- International treaties and conventions should prevail over domestic legislation, due to the principle of specificity, except for the application of the federal constitution;
- The Brazil-France tax treaty provides that the profits of a company of a contracting state are only taxable in that same state (being France), unless the company carries out its activity in the other state (Brazil) by means of a permanent establishment – which was considered not to be the case; and
- Although recognising Brazil is not a member of the OECD, it has adopted the OECD model in relation to the business profits article of its tax treaties. The term ‘profit’ should be interpreted not as real profit, but as operating profit, being the result of activities, principal or accessory that constitute the purpose of the legal entity, including, income paid as consideration for services rendered.
This earlier decision of the STJ resulted in the Attorney General of the National Treasury (PGFN) releasing Opinion PGFN/CAT. No. 2,363/2013 that recommended that its previous view set out in Opinion PGFN/CAT No. 776/2011 should be repealed. This opinion had formed the foundation for the public position taken by the RFB in Interpretative Declaratory Act COSIT No. 1/2000 (ADI 1/2000). As such, shortly following the release of Opinion PGFN/CAT No. 2,063/2013, the RFB released Interpretative Declaratory Act 5/2014 (ADI 5/2014) formally modifying its public position and revoking ADI 1/2000.

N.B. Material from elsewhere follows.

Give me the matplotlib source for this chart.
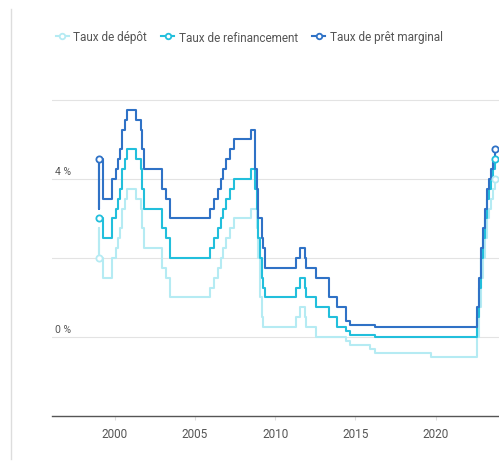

The decision provides a helpful precedent for companies that make cross-border transactions involving services with jurisdictions that have entered into tax treaties with Brazil. However, careful consideration still needs to be given to the type of service (technical versus non-technical), as well as the particular tax treaty to determine whether the relevant protocol includes such services within another specific article permitting source taxation (e.g. the ‘royalty’ article).